New Norwegian reference for puberty development
The Bergen Growth Study 2 is the first study in Norway where the purpose is to establish references for puberty development. Almost 1200 healthy children and adolescents aged 6–16 were recruited from six different schools in the Bergen area in 2016. Female puberty was evaluated by breast development, which was assessed both clinically and with ultrasound, and through direct questions about the occurrence of menarche. For male puberty we used ultrasound to calculate testicular volume. Tanner staging of pubic hair was assessed for both sexes. In addition, several anthropometric measurements were recorded, and blood samples were taken.
Our results may indicate that puberty starts earlier in Norway now than 10–15 years ago
The Tanner assessment of breast development is usually performed by clinical palpation and inspection, and is especially challenging in girls who are overweight or obese. Ultrasound can distinguish adipose tissue from mammary gland tissue and may therefore be useful for assessing puberty in girls who are overweight (9). We identified six different ultrasound stages of breast development based on the breast morphology and composition of glandular, adipose and connective tissue (10). Puberty references from ultrasound examinations of the breast have never previously been published. For the boys, the use of ultrasound allows for a more direct measurement of testicular volume, without added volume from surrounding structures such as the epididymis, or from pathology such as a hydrocele. Testicular volume was calculated as an ellipsoid based on length, width and depth measurements (11).
Data from the Bergen Growth Study 2 showed that the average age for onset of puberty in girls was 10.4 years (Tanner stage B2), which is comparable with other northern European studies (12). With regards to menarche timing, we observed a significantly decreased mean age at occurrence for the entire cohort from 13.3 years in the first growth study (2003–06) to 12.9 years (2016). For the girls of Norwegian origin, we also found a small but significant decrease corresponding to 2.8 months. Our results thus indicate that puberty starts earlier in Norway now than 10–15 years ago. This finding should be followed with future studies. For the boys, modelling of testicular volume for age was done to construct the references (13). This is the first published growth curve for testicular volume from Norway and shows that the average age at onset of puberty is 11.7 years among healthy boys. Testosterone levels started to increase at the same age (14). This is comparable to the onset of puberty at 11.6 years observed in Dutch boys (measured using ultrasound in 2007–09) (15) and 11.7 years in Danish boys (measured using a Prader orchidometer in 2006) (4).

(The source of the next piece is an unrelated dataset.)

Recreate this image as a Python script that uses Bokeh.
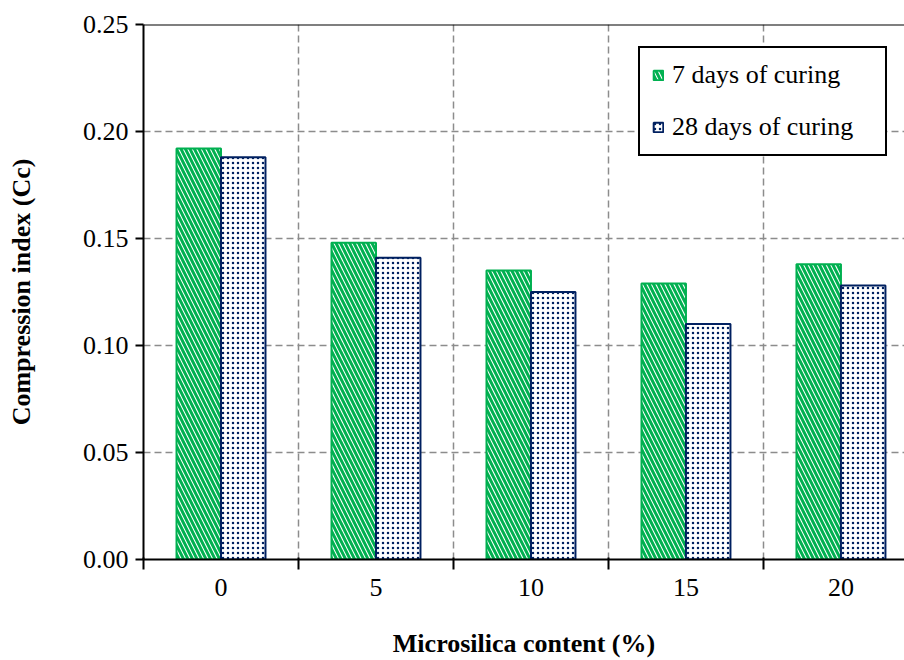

Early menarche is associated with a higher risk of breast cancer, cardiovascular disease, mental illness and increased mortality
Normal age for puberty onset is defined within ±2 standard deviation of the mean. Ages outside this range should be considered as early or late puberty. Based on our findings from the Bergen Growth Study 2, we recommend maintaining the current threshold values set out in the paediatrics manual of 8–13.5 years for girls and 9–14.5 years for boys (16). The current growth charts used in Norway contain a panel for puberty references from Denmark (1991–93) which are set to be replaced with our new Norwegian references. No major changes will incur for male puberty, but references for female puberty will reflect the current and somewhat earlier onset of puberty observed in Norway.